What makes Polamalu so tough to replace are the non-quantifiable qualities that makes him so good. He takes what Harrison calls "calculated risks," and he gets away with them because of his intelligence and his athleticism. He has a sense for which way the play will run, where the ball is going to be, which is what makes it appear at times as if there's more than one of him on the field. Without him in the lineup, the Steelers were able to plug in safeties they felt were good NFL players, but none of them brought what Polamalu brings to the game.

"He allows you to open up the playbook," defensive coordinator Dick LeBeau said. "When you have Troy back there, and you're kind of counting on him to make plays the way he does, it allows you to pull guys from one place or the other and do some more creative things than you're able to do with just a normal, good NFL safety playing in that same spot. It's nothing against anybody else here or anywhere else. Troy's just different."

So they're happy to have him back at practice. It's hard to say they're taking it easy with him, since the Steelers don't do much hard hitting in their practices anyway. He's going through the individual and team drills, getting his timing down like everybody else, getting into what he describes as "football shape."
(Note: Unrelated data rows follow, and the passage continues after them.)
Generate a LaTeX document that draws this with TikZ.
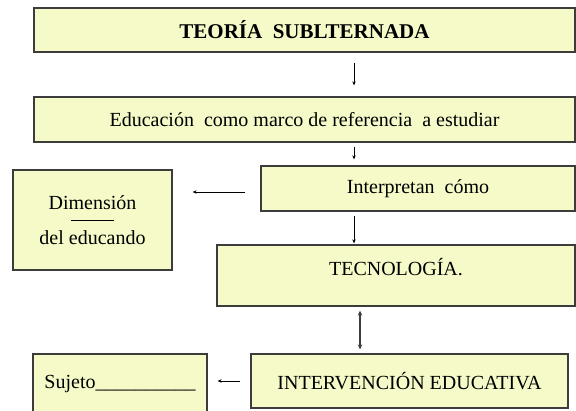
\documentclass[tikz,border=0pt]{standalone}
\usepackage{fontspec}
\setmainfont{Liberation Serif}
\usetikzlibrary{arrows.meta}
\definecolor{boxfill}{RGB}{245,250,200}
\definecolor{boxline}{RGB}{60,60,60}
\tikzset{
  box/.style={draw=boxline, line width=1.3pt, fill=boxfill, inner sep=0pt,
    font=\fontsize{20}{24}\selectfont},
  arr/.style={draw=black, line width=0.8pt, -{Stealth[length=4pt,width=3.5pt]}},
  dbl/.style={draw=boxline, line width=1.2pt,
    {Stealth[length=5pt,width=4.5pt]}-{Stealth[length=5pt,width=4.5pt]}},
}
\begin{document}
\begin{tikzpicture}[x=1pt,y=-1pt]
\useasboundingbox (0,0) rectangle (576,410);
\node[box, minimum width=541pt, minimum height=44pt, font=\fontsize{21}{24}\selectfont\bfseries] (teoria) at (304.5,30) {TEORÍA\ \ SUBLTERNADA};
\node[box, minimum width=541pt, minimum height=45pt] (educ) at (304.5,119.5) {Educación\ \ como marco de referencia\ \ a estudiar};
\node[box, minimum width=314pt, minimum height=45pt] (interp) at (418,188.5) {Interpretan\ \ cómo};
\node[box, minimum width=159pt, minimum height=100pt, align=center, font=\fontsize{20}{17.5}\selectfont] (dim) at (92.5,220) {Dimensión\\\rule[6pt]{43pt}{0.8pt}\\del educando};
\node[box, minimum width=358pt, text height=30pt, text depth=31pt] (tec) at (396,275.5) {TECNOLOGÍA.};
\node[box, minimum width=317pt, minimum height=54pt] (interv) at (409.5,381) {INTERVENCIÓN\ EDUCATIVA};
\node[box, minimum width=174pt, minimum height=60pt] (suj) at (120,384) {Sujeto\_\_\_\_\_\_\_\_\_\_};

\coordinate (c1) at (354,0);
\coordinate (c2) at (0,192);
\coordinate (c3) at (360,0);
\draw[arr, shorten <=10pt, shorten >=11pt] (teoria.south -| c1) -- (educ.north -| c1);
\draw[arr, shorten <=4pt, shorten >=6pt] (educ.south -| c1) -- (interp.north -| c1);
\draw[arr, shorten <=4pt, shorten >=1pt] (interp.south -| c1) -- (tec.north -| c1);
\draw[arr, shorten <=15pt, shorten >=20pt] (interp.west |- c2) -- (dim.east |- c2);
\draw[dbl, shorten <=4pt, shorten >=4pt] (tec.south -| c3) -- (interv.north -| c3);
\draw[arr, shorten <=10pt, shorten >=10pt] (interv.west) -- (suj.east |- interv.west);
\end{tikzpicture}
\end{document}
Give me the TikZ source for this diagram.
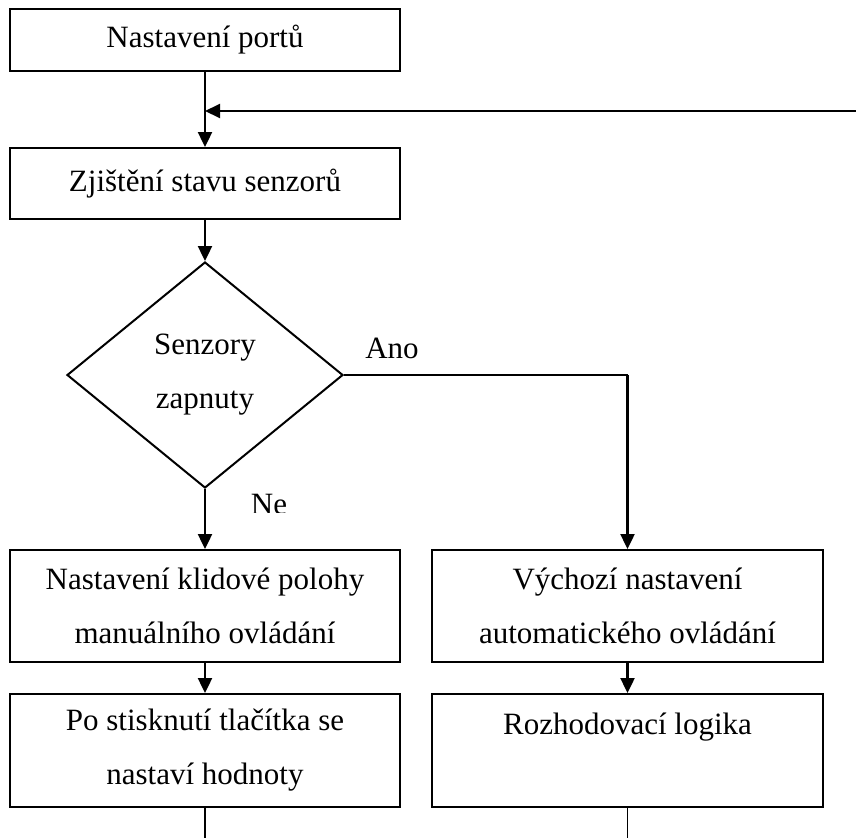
\documentclass[tikz,border=0pt]{standalone}
\usepackage{fontspec}
\setmainfont{Liberation Serif}
\usetikzlibrary{shapes.geometric,arrows.meta}
\begin{document}
\begin{tikzpicture}[x=1pt,y=-1pt,
  font=\fontsize{31}{54}\selectfont,
  stepbox/.style={draw,line width=2pt,rectangle,inner sep=0pt,align=center,
    minimum width=390pt},
  decision/.style={draw,line width=2pt,diamond,inner sep=0pt,align=center,
    minimum width=276pt,minimum height=226pt},
  tip/.style={-{Triangle[length=15pt,width=14pt]}},
  flow/.style={line width=2.4pt,tip},
  plain/.style={line width=2.4pt},
  branch/.style={font=\fontsize{31}{36}\selectfont,inner sep=0pt}]
\useasboundingbox (0,0) rectangle (856,838);

% process steps
\node[stepbox,minimum height=62pt] (ports) at (205,40) {Nastavení portů};
\node[stepbox,minimum height=71pt] (sensors) at (205,183.5) {Zjištění stavu senzorů};
\node[decision] (test) at (205,375) {Senzory\\zapnuty};
\node[stepbox,minimum height=112pt] (rest) at (205,606)
  {Nastavení klidové polohy\\manuálního ovládání};
\node[stepbox,minimum height=112pt,minimum width=391pt] (auto) at (627.5,606)
  {Výchozí nastavení\\automatického ovládání};
\node[stepbox,minimum height=113pt] (button) at (205,750.5)
  {Po stisknutí tlačítka se\\nastaví hodnoty};
\node[stepbox,minimum height=113pt,minimum width=391pt] (logic) at (627.5,750.5)
  {Rozhodovací logika\\~};

% free ends of the loop and the outgoing lines
\coordinate (loopin) at (856,111);
\coordinate (outL) at (205,838);
\coordinate (outR) at (627.5,838);

% connectors
\draw[flow] (ports.south) -- (sensors.north);
\draw[line width=2pt,tip] (loopin) -- (loopin -| ports.south);
\draw[flow] (sensors.south) -- (test.north);
\draw[flow] (test.south) -- (rest.north);
\draw[line width=2pt] (test.east) -- (test.east -| auto.north);
\draw[flow] (test.east -| auto.north) -- (auto.north);
\draw[flow] (rest.south) -- (button.north);
\draw[flow] (auto.south) -- (logic.north);
\draw[plain] (button.south) -- (outL);
\draw[line width=1.6pt] (logic.south) -- (outR);

% branch labels
\node[branch,anchor=base] (yes) at (392,358) {Ano};
\begin{scope}
  \clip (230,470) rectangle (310,512);
  \node[branch,anchor=base] (no) at (269,514) {Ne};
\end{scope}
\end{tikzpicture}
\end{document}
"I was out for a while, so it feels good to be back in there," Polamalu said. "But at the same time, you miss that kind of time, it's going to affect you. I have some work to do to get back to where I want to be."

He's not the only big addition the Steelers plan to make from within. They're also getting back defensive end Aaron Smith, who missed 11 games last year with a torn rotator cuff.

"Aaron Smith means a great deal, both for our run support and our pass rush," Harrison said. "If you're running the ball, you need two people to block him. And when you have two people blocking Aaron, that means one of us is going to be free to do damage. So both of those guys, Troy and Aaron, are big if they can come back all the way."

This time last year, the Steelers were Super Bowl champs with reasonable hopes for a title defense. This year, they're a team that finished in third place in the AFC North and watched the two teams ahead of them -- Cincinnati and Baltimore -- add multiple pieces to improve their offenses.

The Steelers didn't do that. They traded Santonio Holmes and elevated Mike Wallace to the No. 2 receiver spot opposite Ward. They'll play at least the first four games of the season, and possibly the first six, without suspended starting quarterback Ben Roethlisberger. They're counting on third-year running back Rashard Mendenhall to carry a full-season load behind an offensive line that was questionable before it lost tackle Willie Colon to a season-ending injury.

Yeah, there's a pretty good chance the Steelers will struggle to score this year. Which means it'll be up to the star-studded defense to keep points off the board. And while Harrison and James Farrior and Casey Hampton and Lamarr Woodley are all monsters in their own right, they'll all be better if Polamalu and Smith are back, healthy and playing the way they played two years ago.

"We were playing without their personal capabilities," Harrison said. "We had other guys who were capable to stand in, but it wasn't those two guys, and we missed them. It made a difference."